Level:
Topic:
Given the root of a binary tree, each node in the tree has a distinct value.
After deleting all nodes with a value in to_delete, we are left with a forest (a disjoint union of trees).
Return the roots of the trees in the remaining forest. You may return the result in any order.
Input: root = [1,2,3,4,5,6,7], to_delete = [3,5]

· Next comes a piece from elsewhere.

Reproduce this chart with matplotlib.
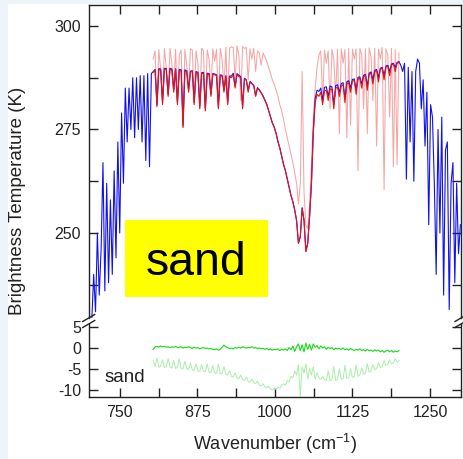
import matplotlib
matplotlib.use("Agg")
import matplotlib.pyplot as plt
import numpy as np
from matplotlib.lines import Line2D
from matplotlib.patches import Rectangle

plt.rcParams["font.family"] = ["Liberation Sans", "DejaVu Sans"]
plt.rcParams["mathtext.fontset"] = "custom"
plt.rcParams["mathtext.rm"] = "Liberation Sans"
plt.rcParams["mathtext.it"] = "Liberation Sans"

# observed brightness temperature (blue), 705-1299 cm-1 every 3 cm-1
wn_obs = np.arange(705, 1300, 3)
bt_obs_left = [  # 705-801
    229.0, 240.0, 231.0, 250.0, 235.0, 246.0, 267.0, 236.0, 262.0, 238.0,
    258.0, 240.0, 265.0, 244.0, 272.0, 250.0, 279.0, 262.0, 285.0, 272.0,
    285.0, 275.0, 287.5, 273.0, 287.5, 275.0, 288.0, 272.0, 288.0, 267.5,
    288.5, 266.0, 288.5,
]
bt_obs_mid = [  # 804-1200
    289.0, 289.5, 281.0, 289.7, 289.6, 281.5, 289.8, 289.7, 283.5, 289.8,
    289.6, 284.5, 289.7, 281.5, 289.5, 289.4, 276.0, 289.4, 289.2, 284.5,
    289.1, 289.2, 281.5, 289.0, 288.8, 280.5, 288.7, 288.8, 280.0, 288.6,
    288.5, 283.5, 288.5, 288.4, 288.2, 280.5, 288.2, 288.1, 284.5, 288.0,
    281.5, 287.9, 287.9, 288.6, 285.5, 288.5, 288.1, 287.8, 280.5, 287.4,
    287.0, 284.5, 286.6, 286.1, 285.7, 283.2, 285.1, 284.6, 283.9, 283.1,
    282.1, 281.1, 279.6, 278.1, 276.6, 275.6, 274.1, 272.1, 270.6, 268.6,
    266.6, 265.1, 263.1, 261.1, 259.1, 257.6, 255.6, 253.1, 247.6, 249.1,
    256.1, 253.1, 245.6, 247.6, 254.1, 262.1, 275.0, 282.5, 284.5, 284.2,
    285.0, 282.0, 285.2, 285.3, 283.0, 285.5, 285.3, 281.0, 285.6, 285.8,
    284.0, 286.1, 286.3, 282.5, 286.5, 286.8, 285.0, 287.1, 287.2, 284.5,
    287.6, 287.7, 286.0, 288.1, 288.3, 285.5, 288.6, 288.9, 287.0, 289.3,
    289.5, 287.5, 289.8, 290.0, 288.0, 290.3, 290.5, 289.0, 290.8, 291.0,
    290.0, 291.2, 291.4,
]
bt_obs_right = [  # 1203-1299
    290.5, 289.0, 291.0, 263.0, 290.0, 272.0, 289.0, 262.5, 289.0, 292.0,
    291.0, 280.0, 287.0, 271.0, 284.0, 252.0, 281.0, 278.0, 262.0, 240.0,
    275.0, 250.0, 278.0, 235.0, 270.0, 272.0, 231.5, 262.0, 267.0, 238.0,
    262.0, 245.0, 252.0,
]
bt_obs = np.array(bt_obs_left + bt_obs_mid + bt_obs_right)

# simulations and differences, 804-1200 cm-1 every 3 cm-1
wn_sim = np.arange(804, 1201, 3)
bt_sim = [  # red
    288.8, 289.3, 280.5, 289.5, 289.4, 281.0, 289.6, 289.5, 283.0, 289.6,
    289.4, 284.0, 289.5, 281.0, 289.3, 289.2, 275.5, 289.2, 289.0, 284.0,
    288.9, 289.0, 281.0, 288.8, 288.6, 280.0, 288.5, 288.6, 279.5, 288.4,
    288.3, 283.0, 288.3, 288.2, 288.0, 280.0, 288.0, 287.9, 284.0, 287.8,
    281.0, 287.6, 287.5, 288.2, 285.0, 288.2, 287.8, 287.5, 280.0, 287.2,
    286.9, 284.0, 286.5, 286.0, 285.6, 283.0, 285.0, 284.5, 283.8, 283.0,
    282.0, 281.0, 279.5, 278.0, 276.5, 275.5, 274.0, 272.0, 270.5, 268.5,
    266.5, 265.0, 263.0, 261.0, 259.0, 257.5, 255.5, 253.0, 247.5, 249.0,
    256.0, 253.0, 245.5, 247.5, 254.0, 262.0, 274.0, 281.5, 283.5, 283.0,
    284.0, 281.0, 284.3, 284.5, 282.0, 284.8, 284.6, 280.0, 285.0, 285.2,
    283.0, 285.5, 285.8, 281.5, 286.0, 286.3, 284.0, 286.7, 286.8, 283.5,
    287.2, 287.3, 285.0, 287.8, 288.0, 284.5, 288.3, 288.6, 286.0, 289.0,
    289.2, 286.5, 289.5, 289.8, 287.0, 290.1, 290.3, 288.0, 290.6, 290.8,
    289.0, 291.0, 291.2,
]
bt_clear = [  # light red
    292.0, 294.0, 281.0, 294.3, 289.5, 282.0, 294.5, 290.0, 284.0, 294.6,
    291.0, 285.0, 294.4, 282.0, 293.0, 294.2, 275.5, 294.3, 290.5, 285.0,
    294.5, 294.2, 282.0, 294.0, 291.0, 281.0, 294.6, 294.0, 280.0, 294.2,
    292.0, 284.0, 294.5, 291.5, 294.4, 281.0, 294.6, 292.0, 285.0, 294.8,
    282.0, 294.6, 295.0, 294.8, 287.0, 295.2, 293.0, 282.0, 295.0, 294.6,
    294.8, 287.0, 294.5, 292.0, 294.6, 289.0, 294.0, 293.5, 290.5, 293.5,
    292.5, 291.5, 290.0, 288.5, 287.0, 286.0, 284.5, 283.0, 281.0, 279.5,
    277.5, 275.0, 273.0, 271.0, 269.0, 267.0, 264.5, 262.0, 257.0, 262.0,
    289.0, 260.0, 252.0, 251.0, 257.0, 267.0, 278.0, 285.0, 290.0, 293.0,
    294.0, 282.0, 294.2, 291.0, 294.0, 280.0, 294.3, 292.0, 283.0, 294.4,
    274.0, 294.5, 291.0, 294.3, 273.0, 294.6, 276.0, 294.4, 292.0, 294.5,
    265.0, 294.6, 293.0, 280.0, 294.5, 274.0, 294.7, 292.5, 282.0, 294.6,
    271.0, 294.4, 292.0, 294.8, 260.5, 294.5, 293.0, 278.0, 294.6, 266.0,
    294.3, 266.5, 293.5,
]
diff_sim = [  # green
    -0.3, 0.3, 0.4, 0.2, 0.5, 0.3, 0.4, 0.2, 0.3, 0.1,
    0.3, 0.2, 0.4, 0.1, 0.2, 0.3, 0.0, 0.2, 0.1, 0.3,
    0.1, -0.1, 0.2, 0.0, 0.1, -0.2, 0.0, 0.1, -0.1, 0.0,
    -0.2, -0.1, -0.3, -0.4, -0.2, -0.5, -0.3, 0.2, 0.7, 0.3,
    0.1, -0.1, 0.0, -0.2, 0.1, 0.0, 0.2, 0.0, 0.3, 0.1,
    0.0, 0.2, 0.1, 0.3, 0.0, 0.1, -0.1, 0.0, -0.2, -0.1,
    -0.3, -0.1, -0.4, -0.2, -0.5, -0.3, -0.4, -0.2, -0.6, -0.3,
    -0.5, -0.2, -0.6, 0.1, -0.4, 0.5, -0.8, 0.3, 1.0, -0.6,
    0.8, -0.9, 1.2, -0.3, 0.9, -0.5, 1.0, 0.2, 0.6, -0.2,
    0.5, 0.0, 0.3, -0.3, 0.2, -0.1, 0.1, -0.4, 0.0, -0.2,
    -0.1, -0.3, 0.0, -0.4, -0.2, -0.5, -0.1, -0.4, -0.6, -0.3,
    -0.5, -0.2, -0.6, -0.4, -0.7, -0.3, -0.6, -0.5, -0.8, -0.4,
    -0.7, -0.5, -0.9, -0.6, -1.0, -0.7, -0.5, -0.9, -0.6, -1.0,
    -0.7, -0.9, -0.6,
]
diff_clear = [  # light green
    -3.0, -4.5, -2.4, -4.6, -4.4, -2.8, -4.7, -4.5, -2.5, -4.6,
    -4.8, -3.0, -4.9, -4.7, -2.6, -4.9, -5.0, -3.2, -5.0, -5.2,
    -3.5, -5.3, -5.4, -3.8, -5.5, -5.6, -4.0, -5.7, -5.6, -3.8,
    -5.8, -5.9, -4.2, -6.0, -6.1, -3.9, -6.2, -6.1, -4.5, -6.3,
    -6.5, -5.5, -6.8, -7.0, -6.0, -7.2, -7.4, -6.5, -7.6, -7.8,
    -7.0, -8.0, -8.2, -7.5, -8.4, -8.6, -8.0, -8.9, -9.1, -8.6,
    -9.4, -9.6, -9.2, -9.9, -10.1, -9.6, -10.0, -9.4, -9.7, -9.0,
    -8.6, -9.0, -7.8, -8.2, -6.8, -7.2, -5.5, -6.5, -4.0, -11.8,
    -4.5, -6.0, -3.8, -7.5, -5.0, -6.5, -4.5, -7.5, -6.0, -7.2,
    -7.5, -6.8, -7.6, -7.8, -5.5, -7.9, -7.7, -4.5, -7.8, -7.6,
    -5.0, -7.5, -7.4, -4.2, -7.3, -7.2, -5.0, -7.1, -6.9, -4.0,
    -6.8, -6.5, -4.8, -6.3, -6.0, -3.8, -5.8, -5.5, -4.0, -5.2,
    -4.9, -3.5, -4.7, -4.5, -3.0, -4.2, -4.0, -2.8, -3.8, -3.6,
    -2.6, -3.4, -3.0,
]

x_ticks = [750, 812.5, 875, 937.5, 1000, 1062.5, 1125, 1187.5, 1250]
x_labels = ["750", "", "875", "", "1000", "", "1125", "", "1250"]
top_ticks = [237.5, 250, 262.5, 275, 287.5, 300]
top_labels = ["", "250", "", "275", "", "300"]
bot_ticks = [-10, -5, 0, 5]
bot_labels = ["-10", "-5", "0", "5"]

W, H = 464, 459
INK = "#222222"


def fx(px):
    return px / W


def fy(py):
    return 1 - py / H


def px_rect(x0, y0, x1, y1):
    return [fx(x0), fy(y1), (x1 - x0) / W, (y1 - y0) / H]


fig = plt.figure(figsize=(W / 100, H / 100), dpi=100, facecolor="#eef4fa")
fig.patches.append(Rectangle((fx(8), 0), 1, fy(4), transform=fig.transFigure,
                             facecolor="white", edgecolor="none", zorder=-10))

ax_top = fig.add_axes(px_rect(88.7, 5, 461, 318))
ax_bot = fig.add_axes(px_rect(88.7, 324, 461, 397))

ax_top.plot(wn_sim, bt_clear, color="#f5a5a5", lw=0.75)
ax_top.plot(wn_obs, bt_obs, color="#1111ee", lw=0.8)
ax_top.plot(wn_sim, bt_sim, color="#ee1111", lw=0.8)
ax_bot.plot(wn_sim, diff_clear, color="#adefad", lw=0.75)
ax_bot.plot(wn_sim, diff_sim, color="#1fdc1f", lw=0.85)

ax_top.set_xlim(700, 1300)
ax_bot.set_xlim(700, 1300)
ax_top.set_ylim(229.47, 305.07)
ax_bot.set_ylim(-11.8, 5.8)

ax_top.set_xticks(x_ticks)
ax_top.set_yticks(top_ticks)
ax_top.set_yticklabels(top_labels)
ax_bot.set_xticks(x_ticks)
ax_bot.set_xticklabels(x_labels)
ax_bot.set_yticks(bot_ticks)
ax_bot.set_yticklabels(bot_labels)

for ax in (ax_top, ax_bot):
    for s in ax.spines.values():
        s.set_linewidth(1.0)
        s.set_color(INK)
    ax.yaxis.set_ticks_position("both")
    ax.tick_params(axis="both", which="major", direction="in", length=6.5,
                   width=1.0, color=INK, labelcolor=INK, labelsize=11.5, pad=5.5)

ax_top.spines["bottom"].set_visible(False)
ax_bot.spines["top"].set_visible(False)
ax_top.xaxis.set_ticks_position("top")
ax_top.tick_params(axis="x", labeltop=False, labelbottom=False)
ax_bot.xaxis.set_ticks_position("bottom")

# break marks on both vertical spines
for xs in (88.7, 461):
    for yc in (318, 324):
        fig.add_artist(Line2D([fx(xs - 6), fx(xs + 6)], [fy(yc + 3.5), fy(yc - 3.5)],
                              transform=fig.transFigure, color=INK, lw=1.0))

# yellow label box
fig.add_artist(Rectangle((fx(125), fy(297)), (268 - 125) / W, (297 - 220) / H,
                         transform=fig.transFigure, facecolor="#ffff00",
                         edgecolor="none", zorder=5))
fig.text(fx(196.5), fy(275), "sand", fontsize=33.5, ha="center", va="baseline",
         color="black", zorder=6)
fig.text(fx(125), fy(381.5), "sand", fontsize=13.5, ha="center", va="baseline",
         color=INK)

fig.text(fx(275), fy(450), "Wavenumber (cm$^{-1}$)", fontsize=13, ha="center",
         va="baseline", color=INK)
fig.text(fx(18), fy(201), "Brightness Temperature (K)", fontsize=13.5,
         rotation=90, ha="center", va="center", color=INK)

fig.savefig("out.png", dpi=100, facecolor=fig.get_facecolor())
plt.close(fig)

Output: [[1,2,null,4],[6],[7]]
Recursive:
How to deal with to_delete?
- store in a global variable hashset for search
When to add the tree to return list?
- when it has no parent and not a deleted node
- no parent means it's the root of a tree
How to remove the node being deleted?
- return back the value to assign node's left and right and if it's the deleted node, return null for assignment
Time: O(n)
Space: O(d+n)
Recursive
List<TreeNode> ans = new ArrayList<>();
HashSet<Integer> set = new HashSet<>();
public List<TreeNode> delNodes(TreeNode root, int[] to_delete) {
for (int d:to_delete)
set.add(d);
// the root might be in the to_delete list
// but all to_delete node's children should have no parent
// since the to_delete node should be removed from tree
helper(root, false);
return ans;
}
private TreeNode helper(TreeNode root, boolean hasParent) {
// base case, if traversed to the null node, return null and stop traversing
if (root == null)
return null;
// check if current node is in the to_delete list
boolean deleted = set.contains(root.val);
// if a node has no parent but not in the delete list
// it's a disjoint tree root node
if (!hasParent && !deleted)
ans.add(root);
// if it's the node being deleted, that node should be returned null
// else it should be the original value
root.left = helper(root.left, !deleted);
root.right = helper(root.right, !deleted);
return deleted ? null:root;
}